Merapi (ketinggian puncak 2.968 m
dpl, per 2006) adalah
gunung berapi di bagian tengah
Pulau Jawa dan merupakan salah satu gunung api teraktif di
Indonesia. Lereng sisi selatan berada dalam administrasi
Kabupaten Sleman,
Daerah Istimewa Yogyakarta, dan sisanya berada dalam wilayah Provinsi
Jawa Tengah, yaitu
Kabupaten Magelang di sisi barat,
Kabupaten Boyolali di sisi utara dan timur, serta
Kabupaten Klaten di sisi tenggara. Kawasan hutan di sekitar puncaknya menjadi kawasan
Taman Nasional Gunung Merapi sejak tahun 2004. Gunung ini sangat berbahaya karena menurut catatan modern mengalami
erupsi (puncak keaktifan) setiap dua sampai lima tahun sekali dan dikelilingi oleh pemukiman yang sangat padat. Sejak tahun
1548, gunung ini sudah meletus sebanyak 68 kali.
Kota Magelang dan
Kota Yogyakarta
adalah kota besar terdekat, berjarak di bawah 30 km dari puncaknya. Di
lerengnya masih terdapat pemukiman sampai ketinggian 1700
m
dan hanya berjarak empat kilometer dari puncak. Oleh karena tingkat
kepentingannya ini, Merapi menjadi salah satu dari enam belas gunung api
dunia yang termasuk dalam proyek
Gunung Api Dekade Ini (
Decade Volcanoes).
Geologi
Gunung Merapi adalah gunung termuda dalam rangkaian
gunung berapi yang mengarah ke selatan dari
Gunung Ungaran. Gunung ini terbentuk karena aktivitas di
zona subduksi Lempeng Indo-Australia yang bergerak ke bawah
Lempeng Eurasia menyebabkan munculnya aktivitas vulkanik di sepanjang bagian tengah Pulau Jawa. Puncak yang sekarang ini tidak ditumbuhi
vegetasi karena aktivitas vulkanik tinggi. Puncak ini tumbuh di sisi barat daya puncak Gunung Batulawang yang lebih tua. Proses pembentukan Gunung Merapi telah dipelajari dan dipublikasi sejak 1989 dan seterusnya. Berthomier, seorang sarjana Prancis, membagi perkembangan Merapi dalam empat tahap.

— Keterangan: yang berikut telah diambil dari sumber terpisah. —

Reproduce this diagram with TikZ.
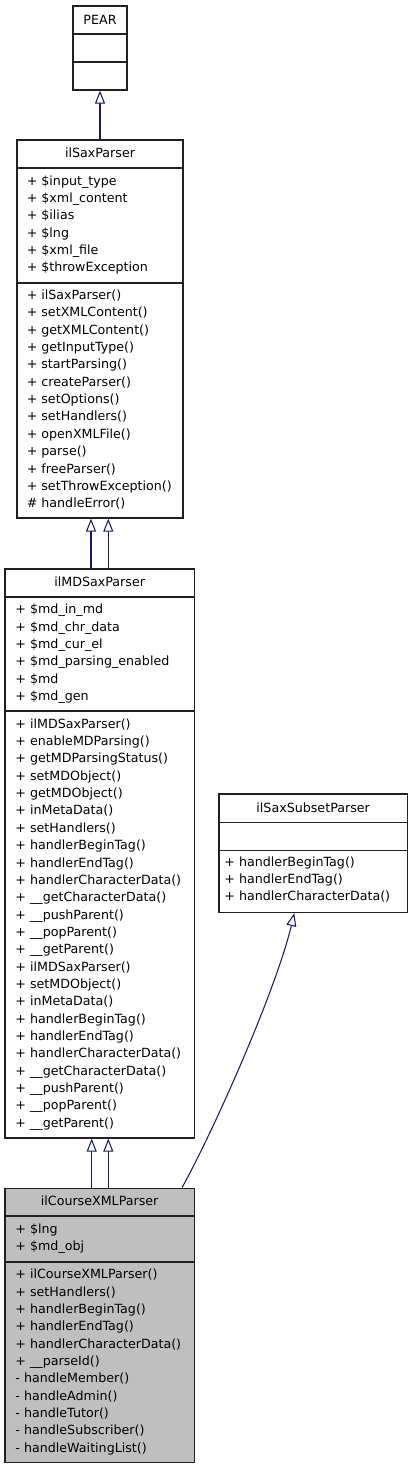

Tahap pertama adalah Pra-Merapi (sampai 400.000 tahun yang lalu), yaitu
Gunung Bibi yang bagiannya masih dapat dilihat di sisi timur puncak
Merapi. Tahap Merapi Tua terjadi ketika Merapi mulai terbentuk namun
belum berbentuk kerucut (60.000 - 8000 tahun lalu). Sisa-sisa tahap ini
adalah Bukit Turgo dan Bukit Plawangan di bagian selatan, yang terbentuk
dari lava basaltik. Selanjutnya adalah Merapi Pertengahan (8000 - 2000
tahun lalu), ditandai dengan terbentuknya puncak-puncak tinggi, seperti
Bukit Gajahmungkur dan Batulawang, yang tersusun dari lava andesit.

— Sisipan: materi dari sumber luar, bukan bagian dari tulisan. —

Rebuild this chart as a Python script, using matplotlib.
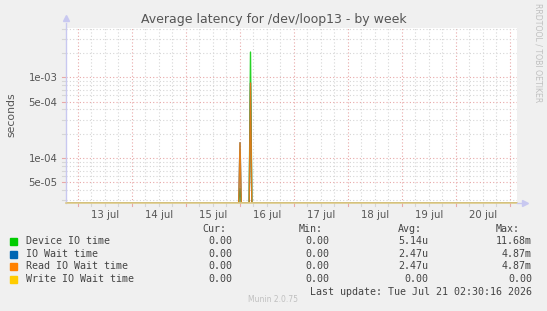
import matplotlib
matplotlib.use("Agg")
import matplotlib.pyplot as plt
import matplotlib.dates as mdates
from matplotlib.ticker import NullFormatter, FixedLocator
from datetime import datetime, timedelta
import numpy as np

# ---------------- data ----------------
title = "Average latency for /dev/loop13 - by week"
ylabel = "seconds"
series_names = ["Device IO time", "IO Wait time", "Read IO Wait time", "Write IO Wait time"]
series_colors = ["#00CC00", "#0066B3", "#FF8000", "#FFCC00"]
spike_times = [datetime(2026, 7, 16, 0, 0), datetime(2026, 7, 16, 4, 40)]
device_io = [4.2e-5, 2.05e-3]
io_wait = [1.55e-4, 8.5e-4]
read_io_wait = [1.55e-4, 8.5e-4]
write_io_wait = [0.0, 0.0]
cur_vals = ["0.00", "0.00", "0.00", "0.00"]
min_vals = ["0.00", "0.00", "0.00", "0.00"]
avg_vals = ["5.14u", "2.47u", "2.47u", "0.00"]
max_vals = ["11.68m", "4.87m", "4.87m", "0.00"]
day_labels = ["13 jul", "14 jul", "15 jul", "16 jul", "17 jul", "18 jul", "19 jul", "20 jul"]
ytick_vals = [5e-5, 1e-4, 5e-4, 1e-3]
ytick_labels = ["5e-05", "1e-04", "5e-04", "1e-03"]
t_start = datetime(2026, 7, 12, 18, 40)
t_end = datetime(2026, 7, 21, 3, 7)
last_update = "Last update: Tue Jul 21 02:30:16 2026"
version = "Munin 2.0.75"

# ---------------- figure ----------------
W, H = 547, 311
fig = plt.figure(figsize=(W / 100, H / 100), dpi=100)
fig.patch.set_facecolor("#F0F0F0")
px_l, px_r, px_t, px_b = 66, 517, 28, 203
ax = fig.add_axes([px_l / W, 1 - px_b / H, (px_r - px_l) / W, (px_b - px_t) / H])
ax.set_facecolor("white")

ymin, ymax = 2.78e-5, 4.07e-3
ax.set_yscale("log")
ax.set_ylim(ymin, ymax)
x0, x1 = mdates.date2num(t_start), mdates.date2num(t_end)
ax.set_xlim(x0, x1)

# grid
red = "#E8A8A8"
gray = "#D6D6D6"
dot = (0, (1, 2))
glw = 0.8
day0 = datetime(2026, 7, 13)
for i in range(-1, 10):
    for h in range(0, 24, 6):
        t = mdates.date2num(day0 + timedelta(days=i, hours=h))
        if x0 < t < x1:
            c = red if h == 0 else gray
            ax.axvline(t, color=c, lw=glw, ls=dot, zorder=1)
            ax.plot([t, t], [0, -0.015], transform=ax.get_xaxis_transform(),
                    color=c, lw=glw, clip_on=False)
for dec in [1e-5, 1e-4, 1e-3]:
    for m in range(1, 10):
        v = dec * m
        if ymin < v < ymax:
            c = red if m in (1, 5) else gray
            ax.axhline(v, color=c, lw=glw, ls=dot, zorder=1)
            ax.plot([-0.008, 0], [v, v], transform=ax.get_yaxis_transform(),
                    color=c, lw=glw, clip_on=False)

# series
vals_list = [device_io, io_wait, read_io_wait, write_io_wait]
for name, vals, col in zip(series_names, vals_list, series_colors):
    ts = [t_start]
    vs = [0.0]
    for t, v in zip(spike_times, vals):
        ts += [t - timedelta(minutes=35), t, t + timedelta(minutes=35)]
        vs += [0.0, v, 0.0]
    ts.append(t_end)
    vs.append(0.0)
    vs = np.array(vs)
    vs = np.where(vs <= 0, ymin, vs)
    ax.plot(mdates.date2num(ts), vs, color=col, lw=1.0, zorder=3, alpha=0.85)

# ticks
ax.yaxis.set_major_locator(FixedLocator(ytick_vals))
ax.yaxis.set_minor_locator(FixedLocator([]))
ax.set_yticklabels(ytick_labels)
ax.yaxis.set_minor_formatter(NullFormatter())
noons = [mdates.date2num(day0 + timedelta(days=i, hours=12)) for i in range(len(day_labels))]
ax.set_xticks(noons)
ax.set_xticklabels(day_labels)
ax.tick_params(axis="both", length=0, labelsize=7.3, colors="#555555", pad=5)
ax.tick_params(axis="y", pad=6)

for s in ax.spines.values():
    s.set_visible(False)
axis_col = "#C8C8F0"
ax.plot([0, 0], [0, 1.03], transform=ax.transAxes, color=axis_col, lw=1, clip_on=False, zorder=4)
ax.plot([0, 1.0], [0, 0], transform=ax.transAxes, color="#DCCB8C", lw=1.2, clip_on=False, zorder=5)
ax.plot([1.0, 1.015], [0, 0], transform=ax.transAxes, color=axis_col, lw=1, clip_on=False, zorder=5)
ax.plot([0], [1.055], transform=ax.transAxes, marker="^", ms=5, color=axis_col, clip_on=False)
ax.plot([1.018], [0], transform=ax.transAxes, marker=">", ms=5, color=axis_col, clip_on=False)

fig.text(273.5 / W, 1 - 19 / H, title, ha="center", va="center", fontsize=9.0, color="#555555")
fig.text(11 / W, 1 - 115 / H, ylabel, ha="center", va="center", rotation=90, fontsize=7.8, color="#555555")
fig.text(538 / W, 1 - 53 / H, "RRDTOOL / TOBI OETIKER", ha="center", va="center", rotation=270,
         fontsize=5.6, color="#C0C0C0")

mono = "DejaVu Sans Mono"
fs = 7.2
tc = "#444444"
fig.text(226 / W, 1 - 229 / H, "Cur:", ha="right", va="center", family=mono, fontsize=fs, color=tc)
fig.text(323 / W, 1 - 229 / H, "Min:", ha="right", va="center", family=mono, fontsize=fs, color=tc)
fig.text(422 / W, 1 - 229 / H, "Avg:", ha="right", va="center", family=mono, fontsize=fs, color=tc)
fig.text(520 / W, 1 - 229 / H, "Max:", ha="right", va="center", family=mono, fontsize=fs, color=tc)
rows_y = [241, 254, 266, 279]
for i, name in enumerate(series_names):
    y = 1 - rows_y[i] / H
    fig.patches.append(plt.Rectangle((10 / W, 1 - (rows_y[i] + 3.5) / H), 7 / W, 7 / H,
                                     transform=fig.transFigure, color=series_colors[i]))
    fig.text(26 / W, y, name, ha="left", va="center", family=mono, fontsize=fs, color=tc)
    fig.text(232 / W, y, cur_vals[i], ha="right", va="center", family=mono, fontsize=fs, color=tc)
    fig.text(329 / W, y, min_vals[i], ha="right", va="center", family=mono, fontsize=fs, color=tc)
    fig.text(428 / W, y, avg_vals[i], ha="right", va="center", family=mono, fontsize=fs, color=tc)
    fig.text(532 / W, y, max_vals[i], ha="right", va="center", family=mono, fontsize=fs, color=tc)
fig.text(532 / W, 1 - 292 / H, last_update, ha="right", va="center", family=mono, fontsize=fs, color=tc)
fig.text(273 / W, 1 - 300 / H, version, ha="center", va="center", fontsize=5.5, color="#C0C0C0")

fig.savefig("out.png", dpi=100, facecolor=fig.get_facecolor())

Proses pembentukan pada masa ini ditandai dengan aliran lava, breksiasi
lava, dan awan panas. Aktivitas Merapi telah bersifat letusan efusif
(lelehan) dan eksplosif. Diperkirakan juga terjadi letusan eksplosif
dengan runtuhan material ke arah barat yang meninggalkan morfologi tapal
kuda dengan panjang 7 km, lebar 1-2 km dengan beberapa bukit di lereng
barat. Kawah Pasarbubar (atau Pasarbubrah) diperkirakan terbentuk pada
masa ini. Puncak Merapi yang sekarang, Puncak Anyar, baru mulai
terbentuk sekitar 2000 tahun yang lalu. Dalam perkembangannya, diketahui
terjadi beberapa kali letusan eksplosif dengan
VEI 4 berdasarkan pengamatan lapisan
tefra. Karakteristik letusan sejak 1953 adalah desakan lava ke puncak
kawah disertai dengan keruntuhan kubah lava secara periodik dan pembentukan
awan panas (
nuée ardente)
yang dapat meluncur di lereng gunung atau vertikal ke atas. Letusan
tipe Merapi ini secara umum tidak mengeluarkan suara ledakan tetapi
desisan. Kubah puncak yang ada sampai 2010 adalah hasil proses yang
berlangsung sejak letusan gas 1969. Pakar geologi pada tahun 2006 mendeteksi adanya ruang raksasa di
bawah Merapi berisi material seperti lumpur yang secara "signifikan
menghambat gelombang getaran gempa bumi". Para ilmuwan memperkirakan
material itu adalah magma. Kantung magma ini merupakan bagian dari formasi yang terbentuk akibat menghunjamnya
Lempeng Indo-Australia ke bawah
Lempeng Eurasia.
Letusan-letusan kecil terjadi tiap 2-3 tahun, dan yang lebih besar
sekitar 10-15 tahun sekali. Letusan-letusan Merapi yang dampaknya besar
tercatat di tahun
1006 (dugaan),
1786,
1822,
1872, dan
1930. Letusan pada tahun
1006 membuat seluruh bagian tengah
Pulau Jawa diselubungi abu, berdasarkan pengamatan timbunan debu vulkanik.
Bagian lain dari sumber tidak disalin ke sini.